The line between comedy and horror is tightrope thin, and sketch star Jordan Peele’s directorial debut is a nimble balancing act atop a live wire. Charged with a current of social commentary, Get Out surges along the circuits of genre convention — only to abruptly about-face, jolting the audience into frequent, giddy chaos. Emblematic of these narrative left turns is the scene that spawned the #GetOutChallenge meme, in which a character sprints homicidally toward the screen, then jukes at the last possible second. The moment perfectly encapsulates Peele’s mischievous M.O.

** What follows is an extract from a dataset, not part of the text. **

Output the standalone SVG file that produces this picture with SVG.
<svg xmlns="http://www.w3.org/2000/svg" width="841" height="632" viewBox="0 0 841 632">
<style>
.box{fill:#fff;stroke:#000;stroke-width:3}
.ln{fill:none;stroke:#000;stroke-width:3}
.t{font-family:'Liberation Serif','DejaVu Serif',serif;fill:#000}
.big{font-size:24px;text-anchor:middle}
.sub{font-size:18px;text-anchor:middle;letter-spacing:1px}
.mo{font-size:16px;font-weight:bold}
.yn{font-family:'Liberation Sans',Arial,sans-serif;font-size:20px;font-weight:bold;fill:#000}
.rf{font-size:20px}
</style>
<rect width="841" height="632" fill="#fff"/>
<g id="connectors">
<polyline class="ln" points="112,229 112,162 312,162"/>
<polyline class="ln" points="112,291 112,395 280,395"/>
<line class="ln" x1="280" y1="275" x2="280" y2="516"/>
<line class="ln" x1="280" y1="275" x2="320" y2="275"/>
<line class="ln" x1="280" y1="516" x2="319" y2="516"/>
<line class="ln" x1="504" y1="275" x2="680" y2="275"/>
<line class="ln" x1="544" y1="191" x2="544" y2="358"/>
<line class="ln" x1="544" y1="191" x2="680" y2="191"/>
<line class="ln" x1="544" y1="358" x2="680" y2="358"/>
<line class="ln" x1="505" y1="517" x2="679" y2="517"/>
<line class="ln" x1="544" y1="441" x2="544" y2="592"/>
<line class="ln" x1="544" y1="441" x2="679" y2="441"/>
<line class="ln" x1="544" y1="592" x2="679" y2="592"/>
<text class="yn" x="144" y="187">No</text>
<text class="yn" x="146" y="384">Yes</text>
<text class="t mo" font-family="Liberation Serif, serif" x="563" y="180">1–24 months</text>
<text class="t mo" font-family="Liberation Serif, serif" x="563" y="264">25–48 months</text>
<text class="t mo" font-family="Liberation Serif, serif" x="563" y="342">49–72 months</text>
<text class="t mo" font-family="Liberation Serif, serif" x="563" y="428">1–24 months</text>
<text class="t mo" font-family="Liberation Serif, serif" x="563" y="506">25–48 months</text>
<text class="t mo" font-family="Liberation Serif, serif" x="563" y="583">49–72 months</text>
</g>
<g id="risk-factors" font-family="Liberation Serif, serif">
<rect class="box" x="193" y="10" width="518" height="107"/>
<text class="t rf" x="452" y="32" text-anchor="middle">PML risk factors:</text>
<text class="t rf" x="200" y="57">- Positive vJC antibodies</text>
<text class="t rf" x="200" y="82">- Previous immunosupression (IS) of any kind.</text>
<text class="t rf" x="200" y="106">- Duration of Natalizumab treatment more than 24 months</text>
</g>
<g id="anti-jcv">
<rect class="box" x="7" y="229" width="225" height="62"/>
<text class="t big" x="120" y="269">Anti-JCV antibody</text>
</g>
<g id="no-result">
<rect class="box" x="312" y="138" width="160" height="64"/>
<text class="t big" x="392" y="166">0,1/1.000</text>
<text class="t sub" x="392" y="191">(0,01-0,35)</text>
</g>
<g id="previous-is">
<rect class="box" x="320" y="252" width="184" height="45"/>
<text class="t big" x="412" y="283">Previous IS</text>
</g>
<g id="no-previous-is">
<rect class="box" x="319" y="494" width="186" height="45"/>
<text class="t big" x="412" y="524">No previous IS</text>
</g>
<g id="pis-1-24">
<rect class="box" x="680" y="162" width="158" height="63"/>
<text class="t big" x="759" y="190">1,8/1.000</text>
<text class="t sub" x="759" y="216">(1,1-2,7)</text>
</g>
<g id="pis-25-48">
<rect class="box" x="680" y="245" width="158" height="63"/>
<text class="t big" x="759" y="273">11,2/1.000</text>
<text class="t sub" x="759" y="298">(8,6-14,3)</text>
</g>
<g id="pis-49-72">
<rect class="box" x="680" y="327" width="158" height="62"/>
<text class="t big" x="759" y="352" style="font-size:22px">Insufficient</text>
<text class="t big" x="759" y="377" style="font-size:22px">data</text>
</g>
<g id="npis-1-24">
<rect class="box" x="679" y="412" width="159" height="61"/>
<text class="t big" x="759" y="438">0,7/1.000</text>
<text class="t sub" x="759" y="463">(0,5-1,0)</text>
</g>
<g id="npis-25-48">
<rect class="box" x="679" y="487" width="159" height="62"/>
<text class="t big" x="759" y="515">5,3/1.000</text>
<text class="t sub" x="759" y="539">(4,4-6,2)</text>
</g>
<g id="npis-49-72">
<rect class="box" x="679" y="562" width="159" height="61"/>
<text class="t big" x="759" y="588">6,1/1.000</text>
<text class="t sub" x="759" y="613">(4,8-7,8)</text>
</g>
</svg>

Right from the get-go, the filmmaker seeks to upend audience assumptions with a prologue that paints the suburbs as an unwelcoming and unsafe place — at least for an adolescent black guy. In the uncertain aftermath of this warning salvo, we’re introduced to our introspective protagonist, photog Chris Washington (Daniel Kaluuya) and his Caucasian girlfriend, Rose (Allison Williams of Girls fame). At her invitation, Chris reluctantly commits to spend a weekend in bucolic (strike that — waspy) upstate New York with her well-to-do parents (cue a very game Catherine Keener and Bradley Whitford).

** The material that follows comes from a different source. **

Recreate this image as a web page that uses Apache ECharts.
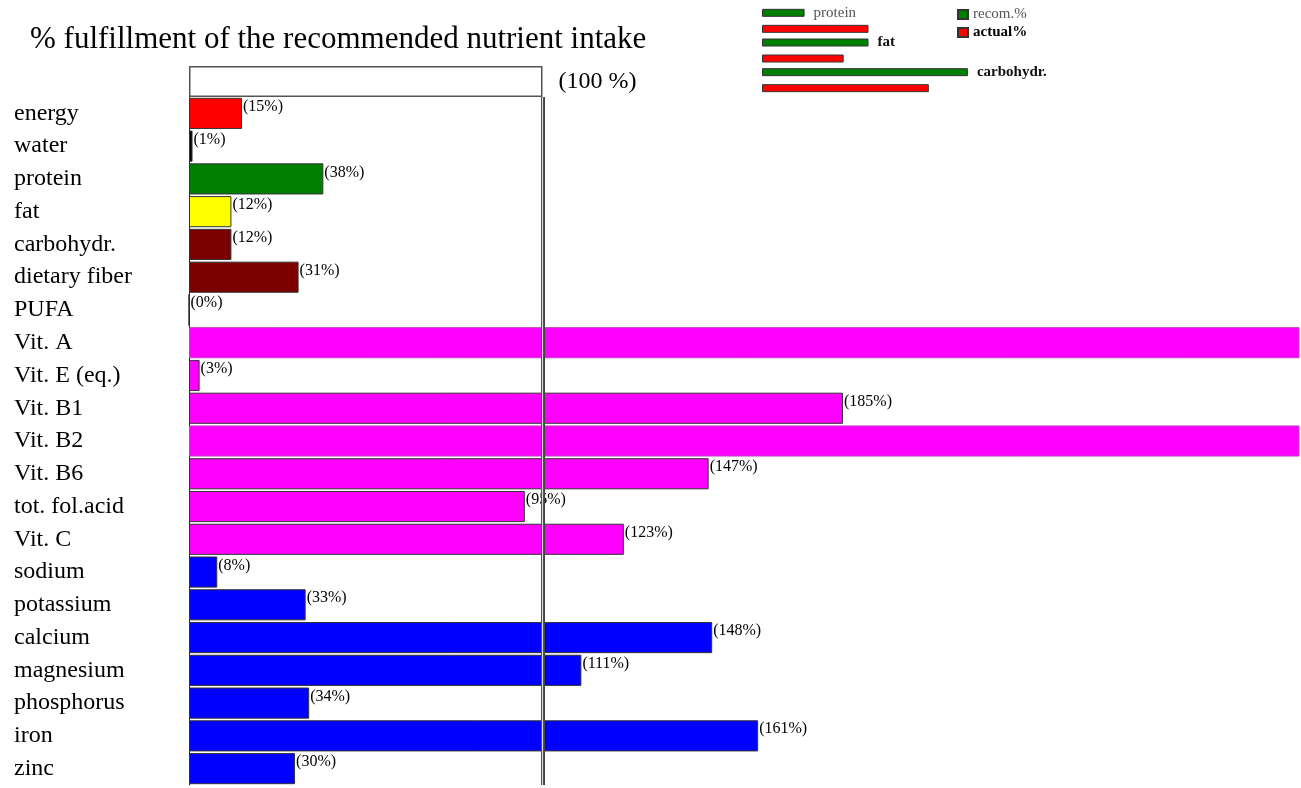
<!DOCTYPE html>
<html>
<head>
<meta charset="utf-8">
<title>% fulfillment of the recommended nutrient intake</title>
<script src="https://cdn.jsdelivr.net/npm/echarts@6/dist/echarts.min.js"></script>
<style>
  html, body { margin: 0; padding: 0; background: #fff; }
  #chart { width: 1301px; height: 788px; }
</style>
</head>
<body>
<div id="chart"></div>
<script>
// nutrients, top to bottom
const nutrients = ['energy', 'water', 'protein', 'fat', 'carbohydr.', 'dietary fiber', 'PUFA',
  'Vit. A', 'Vit. E (eq.)', 'Vit. B1', 'Vit. B2', 'Vit. B6', 'tot. fol.acid', 'Vit. C',
  'sodium', 'potassium', 'calcium', 'magnesium', 'phosphorus', 'iron', 'zinc'];
// % of the recommended intake (Vit. A and Vit. B2 run off the right edge, no label shown)
const fulfillment = [15, 1, 38, 12, 12, 31, 0,
  340, 3, 185, 330, 147, 95, 123,
  8, 33, 148, 111, 34, 161, 30];
// group of each nutrient, picks the bar colour
const nutrientGroup = ['energy', 'water', 'protein', 'fat', 'carb', 'carb', 'pufa',
  'vit', 'vit', 'vit', 'vit', 'vit', 'vit', 'vit',
  'min', 'min', 'min', 'min', 'min', 'min', 'min'];

// small chart top right: energy share of the macronutrients
const macroNames = ['protein', 'fat', 'carbohydr.'];
const recomShare = [12, 30, 58];
const actualShare = [30, 23, 47];

const reference = [100];

const X_MAX = 314;
const SERIF = "'Liberation Serif', 'DejaVu Serif', serif";
const groupColor = {
  energy: '#ff0000', water: '#000000', protein: '#008000', fat: '#ffff00',
  carb: '#7b0000', pufa: '#ffffff', vit: '#ff00ff', min: '#0000ff'
};

const chart = echarts.init(document.getElementById('chart'));

const mainData = fulfillment.map(function (v, i) {
  const item = {
    value: v,
    itemStyle: { color: groupColor[nutrientGroup[i]] }
  };
  if (v > X_MAX) {
    item.label = { show: false };
    item.itemStyle.borderColor = '#c040c0';
  }
  return item;
});

// first label is lighter in the original
const macroData = recomShare.map(function (v, i) {
  return i === 0
    ? { value: v, label: { color: '#555', fontWeight: 'normal' } }
    : { value: v };
});

const option = {
  animation: false,
  title: {
    text: '% fulfillment of the recommended nutrient intake',
    left: 25, top: 19,
    textStyle: { fontFamily: SERIF, fontSize: 31, fontWeight: 'normal', color: '#000' }
  },
  legend: {
    data: [
      { name: 'recom.%', textStyle: { color: '#555' } },
      { name: 'actual%', textStyle: { color: '#000', fontWeight: 'bold' } }
    ],
    orient: 'vertical',
    left: 952, top: 2,
    itemWidth: 10, itemHeight: 9, itemGap: 3,
    icon: 'rect',
    selectedMode: false,
    textStyle: { fontFamily: SERIF, fontSize: 15, color: '#222' }
  },
  grid: [
    { left: 189, right: 2, top: 97, bottom: 3 },
    { left: 189, right: 2, top: 66, height: 31 },
    { left: 762, width: 355, top: 6, height: 89 }
  ],
  xAxis: [
    { gridIndex: 0, type: 'value', min: 0, max: X_MAX, show: false },
    { gridIndex: 1, type: 'value', min: 0, max: X_MAX, show: false },
    { gridIndex: 2, type: 'value', min: 0, max: 100, show: false }
  ],
  yAxis: [
    {
      gridIndex: 0, type: 'category', data: nutrients, inverse: true,
      axisLine: { show: true, lineStyle: { color: '#222', width: 1 } },
      axisTick: { show: false },
      axisLabel: { margin: 175, align: 'left', fontFamily: SERIF, fontSize: 24, color: '#000' }
    },
    { gridIndex: 1, type: 'category', data: ['100 %'], show: false },
    { gridIndex: 2, type: 'category', data: macroNames, inverse: true, show: false }
  ],
  series: [
    {
      type: 'bar',
      xAxisIndex: 0, yAxisIndex: 0,
      data: mainData,
      barCategoryGap: '5%',
      itemStyle: { borderColor: '#333', borderWidth: 1 },
      label: {
        show: true,
        position: ['100%', 0],
        align: 'left', verticalAlign: 'top',
        offset: [1, 1],
        formatter: '({c}%)',
        fontFamily: SERIF, fontSize: 16, color: '#000'
      },
      markLine: {
        silent: true,
        symbol: 'none',
        label: { show: false },
        data: [
          { xAxis: 100, lineStyle: { color: '#444', width: 4, type: 'solid' } },
          { xAxis: 100, lineStyle: { color: '#d8d8d8', width: 1.2, type: 'solid' } }
        ]
      }
    },
    {
      type: 'bar',
      xAxisIndex: 1, yAxisIndex: 1,
      data: reference,
      barWidth: '100%',
      itemStyle: { color: '#fff', borderColor: '#555', borderWidth: 1.5 },
      label: {
        show: true, position: 'right', distance: 16,
        formatter: '({b})',
        fontFamily: SERIF, fontSize: 24, color: '#000'
      }
    },
    {
      name: 'recom.%',
      type: 'bar',
      xAxisIndex: 2, yAxisIndex: 2,
      data: macroData,
      barWidth: 8, barGap: '100%',
      itemStyle: { color: '#008000', borderColor: '#333', borderWidth: 1 },
      label: {
        show: true, position: 'right', distance: 9,
        formatter: '{b}',
        fontFamily: SERIF, fontSize: 15, fontWeight: 'bold', color: '#111'
      }
    },
    {
      name: 'actual%',
      type: 'bar',
      xAxisIndex: 2, yAxisIndex: 2,
      data: actualShare,
      barWidth: 8, barGap: '100%',
      itemStyle: { color: '#ff0000', borderColor: '#333', borderWidth: 1 }
    }
  ]
};

chart.setOption(option);
</script>
</body>
</html>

But what begins as a recipe for awkward comedy unfurls as a portentous mystery, with beguiling hints of malice that mount and mount until the film topples into its bloody, raucous third act. Peele deploys comic ballast in the form of Chris’ confidant Rob (Lil Rel Howery): temporary apartment-sitter, TSA agent, and one-man Greek chorus. As Chris relays each inscrutable encounter over the phone, Rob becomes the voice of the audience’s increasing anxiety. These lighthearted interactions keep Get Out from becoming overly comfortable in the cobwebbed entrapments of the genre and help shepherd the film safely past the pitfalls of self-seriousness.

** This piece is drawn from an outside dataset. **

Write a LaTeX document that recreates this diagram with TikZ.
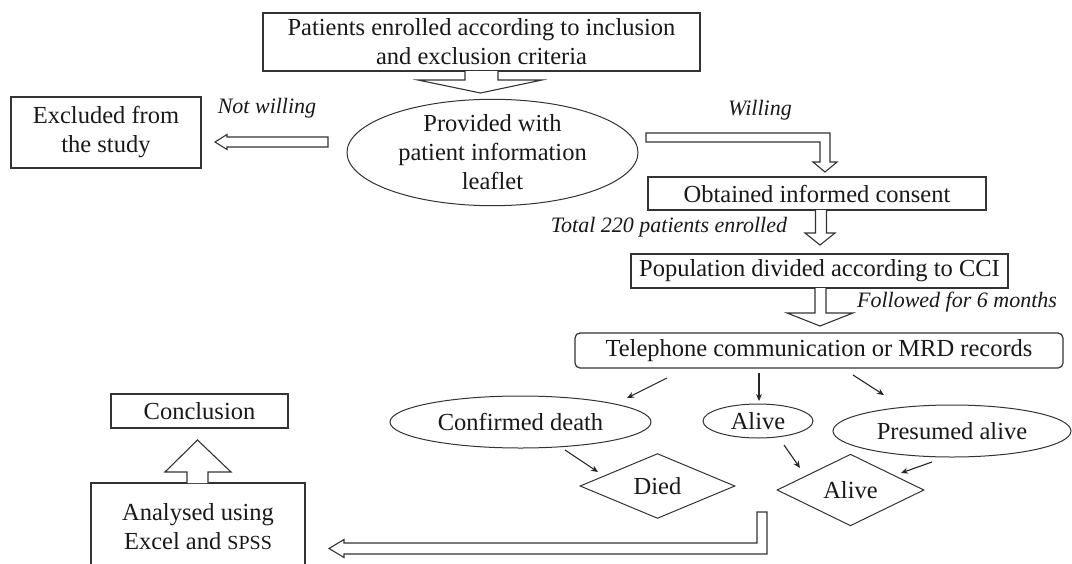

A healthy sense of humor proves Peele’s strongest asset as a filmmaker. Like all great comedians, he’s keenly aware of when and how far he can push his audience, and that talent translates into surprisingly strong narrative instincts and an impressive command of tone. Though Get Out rarely wows in the visual department, one sequence stands out as an exception to the rule—one that exemplifies the director’s willingness to dig Under the Skin, to borrow a title to go along with the borrowed motif.
It’s the middle of the night and Chris, having slipped out to sneak a cigarette, returns to find Keener’s character — a therapist—awake in her study. She offers to hypnotize Chris to help him kick his smoking habit while not-so-subtly plying him for information about his past. Peele conveys the gradual erosion of mental resistance through the repetition of an unnerving and oppressive audio cue; before Chris knows it, he’s in over his head in the black ocean of own subconscious. The realization of this abstract, psychological hell, though familiar, is one of the film’s few genuinely awesome and arresting visuals.
Horror, like comedy, relies on maintaining a sense of the unexpected, and Get Out goes above and beyond to keep its audience guessing. Delivered with a defiant wink by a director with a unique knack for social commentary, the film slyly subverts expectation without compromising on entertainment. This darkly absurd and vitally relevant American hypothetical follows in the footsteps of socially conscious genre greats like Night of the Living Dead — but beyond its woke thrills, perhaps what’s most shocking is how little has changed in the 50 years since George Romero radically redefined the face of terror.